In the presentation of the subject matter of the first part of this book, I have availed myself of the work done by a number of distinguished scholars, both non-Indian and Indian, in the field of Indian Religious Thought. Those points on which I am not in sympathy with the evaluations or judgments of some scholars, are included among the questions treated in the second part of the book. The reader will understand, therefore, why certain statements in this second part, or the implications of these statements, are either inconsistent with or directly contradict those in the first part.
Through long years spent in the West, I have had the good fortune to come to know the heart of Christian civilization. To know means to love and to respect. Only he who loves may enjoy the privilege of being outspoken. I have exercised this privilege in a few pages of this book.
My grateful thanks are due to Dr. William Stede for help in the translation of the Bhagavad-Gitä, VIII. 1-4; to Dr. and Mrs. R. W. Haines for critically reading the script of part two of the book, and for corrections and suggestions; and to Mr. M. C. Pitts for remarks and suggestions in connection with pages 451 to 468. I am most deeply indebted to Miss I. B. Horner.

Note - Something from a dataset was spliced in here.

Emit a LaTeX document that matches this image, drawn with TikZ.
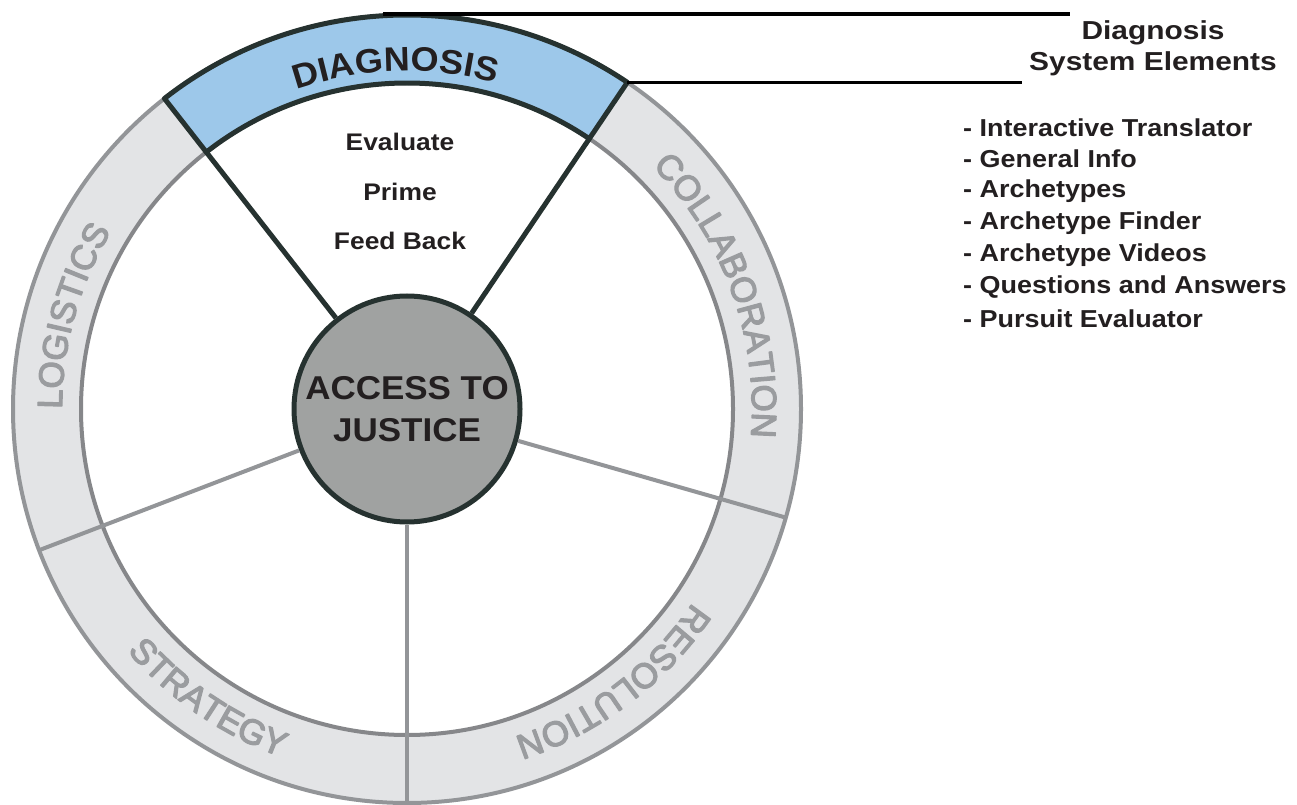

She read the entire script, and made valuable suggestions and corrections. She carefully revised all the translations of the Pali Texts quoted. She has given most generously of her time and her ripe scholar ship. Her encouragement and help have been invaluable. It would have been my sorrowful loss not to owe, and always to owe, so great a debt of gratitude to Miss Horner, one of the very true and quiet friends and servers of India and of the Buddhist world.